Resolving the issues
There are ways of accommodating these investments, although none are straight forward. If the purchase is not at auction and the vendor is open to negotiation, it might be possible to ask if the title of the property could be split so that the long leasehold of the commercial element can be separated from the freehold. This is the desired route, as the pension can then purchase the long leasehold interest directly from the vendor. Following which, in a separate transaction, another party; perhaps the member, personally acquires the freehold interest. The freehold which includes the financial rights to the residential reversion and any ground rents thus remains outside of the pension scheme.
Even with an incentive of perhaps a contribution covering the vendor’s legal costs, this might not always be possible. Even if it is, the agreed purchase price of the combined property will need to be split between the buying parties and evidenced by an independent professional valuation. This is irrespective of the purchase being from an unconnected party, the member and pension, being connected must act on arm’s length terms.

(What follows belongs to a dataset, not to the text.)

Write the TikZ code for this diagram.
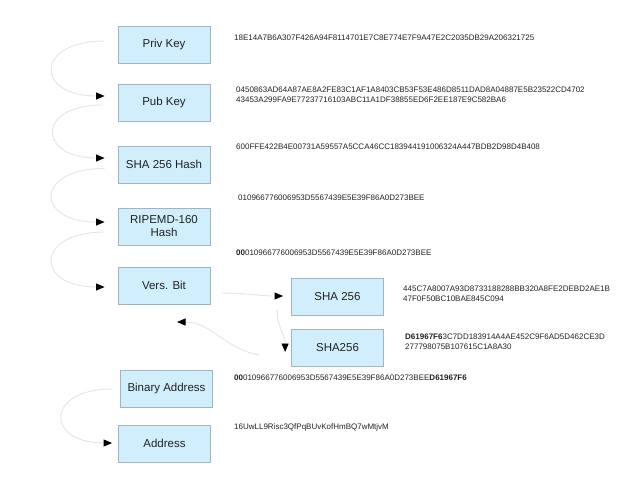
\documentclass[tikz,border=0pt]{standalone}
\usepackage{fontspec}
\setmainfont{Liberation Sans}
\usetikzlibrary{arrows.meta}
\definecolor{boxfill}{RGB}{208,238,251}
\definecolor{boxline}{RGB}{160,180,196}
\definecolor{flowline}{RGB}{228,228,228}
\definecolor{inktext}{RGB}{34,34,34}
\begin{document}
\begin{tikzpicture}[
  x=1pt, y=-1pt,
  step box/.style={draw=boxline, fill=boxfill, line width=0.8pt,
                   minimum width=92pt, minimum height=37pt, inner sep=2pt,
                   align=center, text=inktext,
                   font=\fontsize{11.5}{13}\selectfont},
  hexval/.style={anchor=west, align=left, inner sep=0pt, text=inktext,
                 font=\fontsize{8}{9.5}\selectfont},
  flow/.style={draw=flowline, line width=0.9pt,
               -{Triangle[length=8.5pt,width=7pt,color=black]}},
]
\useasboundingbox (0,0) rectangle (640,480);

% ── Key derivation steps ─────────────────────────────────────────────────────
\node[step box] (priv)   at (164,45)    {Priv Key};
\node[step box] (pub)    at (164,102.5) {Pub Key};
\node[step box] (sha)    at (164,164.5) {SHA 256 Hash};
\node[step box] (ripemd) at (164,226.5) {RIPEMD-160\\Hash};
\node[step box] (vers)   at (164,285.5) {Vers. Bit};

% ── Checksum steps ───────────────────────────────────────────────────────────
\node[step box] (shaA) at (337.5,297)   {SHA 256};
\node[step box] (shaB) at (337.5,347.5) {SHA256};

% ── Result ───────────────────────────────────────────────────────────────────
\node[step box] (binaddr) at (166.5,389)   {Binary Address};
\node[step box] (addr)    at (164.5,443.5) {Address};

% ── Values ───────────────────────────────────────────────────────────────────
\node[hexval] (privhex) at (234,38)
  {18E14A7B6A307F426A94F8114701E7C8E774E7F9A47E2C2035DB29A206321725};
\node[hexval] (pubhex) at (236,94.5)
  {0450863AD64A87AE8A2FE83C1AF1A8403CB53F53E486D8511DAD8A04887E5B23522CD4702\\
   43453A299FA9E77237716103ABC11A1DF38855ED6F2EE187E9C582BA6};
\node[hexval] (shahex) at (236,147)
  {600FFE422B4E00731A59557A5CCA46CC183944191006324A447BDB2D98D4B408};
\node[hexval] (ripehex) at (238,198)
  {010966776006953D5567439E5E39F86A0D273BEE};
\node[hexval] (vershex) at (236,253)
  {\textbf{00}010966776006953D5567439E5E39F86A0D273BEE};
\node[hexval] (shaAhex) at (403,293.5)
  {445C7A8007A93D8733188288BB320A8FE2DEBD2AE1B\\
   47F0F50BC10BAE845C094};
\node[hexval] (shaBhex) at (405,341.5)
  {\textbf{D61967F6}3C7DD183914A4AE452C9F6AD5D462CE3D\\
   277798075B107615C1A8A30};
\node[hexval] (binhex) at (234,378)
  {\textbf{00}010966776006953D5567439E5E39F86A0D273BEE\textbf{D61967F6}};
\node[hexval] (addrtxt) at (234,427)
  {16UwLL9Risc3QfPqBUvKofHmBQ7wMtjvM};

% ── Flow connectors ──────────────────────────────────────────────────────────
\draw[flow] ([xshift=-13pt,yshift=4pt]priv.west)
  to[out=180,in=180,distance=70pt] ([xshift=-13pt,yshift=6.5pt]pub.west);
\draw[flow] ([xshift=-15pt,yshift=-2.5pt]pub.west)
  to[out=180,in=180,distance=67pt] ([xshift=-13pt,yshift=6.5pt]sha.west);
\draw[flow] ([xshift=-13pt,yshift=-4pt]sha.west)
  to[out=180,in=180,distance=70pt] ([xshift=-13pt,yshift=4.5pt]ripemd.west);
\draw[flow] ([xshift=-13pt,yshift=-5.5pt]ripemd.west)
  to[out=180,in=180,distance=70pt] ([xshift=-13pt,yshift=-1.5pt]vers.west);
\draw[flow] ([xshift=12pt,yshift=-7.5pt]vers.east)
  to[out=0,in=180] ([xshift=-8pt,yshift=1pt]shaA.west);
\draw[flow] ([xshift=-14pt,yshift=-13pt]shaA.west)
  to[out=-90,in=90] ([xshift=-6pt,yshift=-4.5pt]shaB.west);
\coordinate (loopback) at (177,322);
\draw[flow] ([xshift=-32pt,yshift=-7.5pt]shaB.west)
  to[out=170,in=0] (loopback);
\draw[flow] ([xshift=-8pt]binaddr.west)
  to[out=180,in=180,distance=67pt] ([xshift=-6pt,yshift=0.5pt]addr.west);

\end{tikzpicture}
\end{document}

Where not possible, an alternative route is for a party, perhaps the member, to acquire the property outright but simultaneously grant long leasehold of the commercial premises which the pension scheme buys from them. This again achieves the desired result of the residential elements being kept outside of the pension. An independent valuation verifying the value of the leasehold commercial element would again be required, but the additional downsides include:
• Duplicated conveyancing costs of the initial freehold and subsequent leasehold purchases
• Duplicated Stamp Duty Land Tax on the value of both transactions
• The need for the initial freehold purchase to be funded, albeit for a very short period, by the member.
Irrespective of these complications, the desired outcome and investment yield is often so attractive that the initial costs of acquisition are still more favourable than alternative investment mediums.